O zatrzymaniu podejrzanych w sprawie zabójstwa Pawła Szeremeta poinformował w czwartek na swoim profilu w jednej z sieci społecznościowych szef ukraińskiego MSW Arsen Awakow.

– To ważny krok do całkowitego wyjaśnienia sprawy – stwierdził. Wieczorem w Kijowie odbyła się niezapowiadana wcześniej konferencja prasowa z udziałem prezydenta Wołodymyra Zełenskiego, prokuratora generalnego Rusłana Riaboszapki i ministra Awakowa. W jej trakcie pokazano nagranie wideo, na którym widać, jak nieznana kobieta i mężczyzna podkładają w nocy ładunek wybuchowy pod samochód, którym rankiem następnego dnia wyjechał do pracy dziennikarz. Materiały te wcześniej publikowały już ukraińskie media, ale MSW ujawniło też wiele innych nieznanych dotychczas nagrań z monitoringu oraz rozmów telefonicznych, które doprowadziły do podejrzanych.

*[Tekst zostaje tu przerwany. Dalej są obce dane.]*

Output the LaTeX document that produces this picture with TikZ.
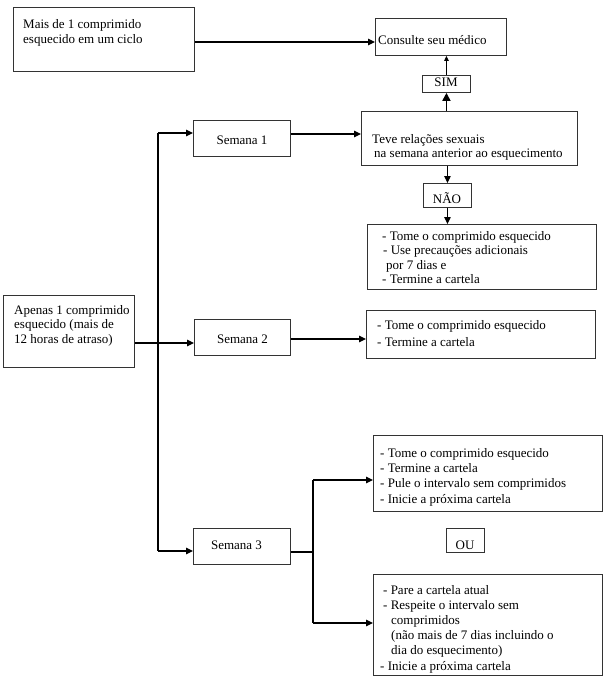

Zatrzymani to weterani i wolontariusze Antyterrorystycznej Operacji (ATO – tak nazywano działania ukraińskiej armii w Donbasie w 2017 roku). Jeden z nich to Andrij Antonenko, który sam ogłosił na Facebooku w czwartek, że ma rewizję w domu i jest zatrzymywany. Jednocześnie ukraiński adwokat Wład Dobosz poinformował, że zarzuty postawiono też wolontariuszce ATO i lekarce Julii Kuźmenko. To oni, według śledczych, mieli podłożyć ładunek wybuchowy. Zdradziła ich inna kobieta – Jana Dugar, która pięć dni przed morderstwem fotografowała okoliczne kamery. Wśród zatrzymanych znaleźli się również weterani ATO Władysław i Inna Gryszczenko.

Występujący na konferencji prasowej prezydent Zełenski oświadczył, że śledztwo trwa i poszukiwani są zleceniodawcy zabójstwa dziennikarza.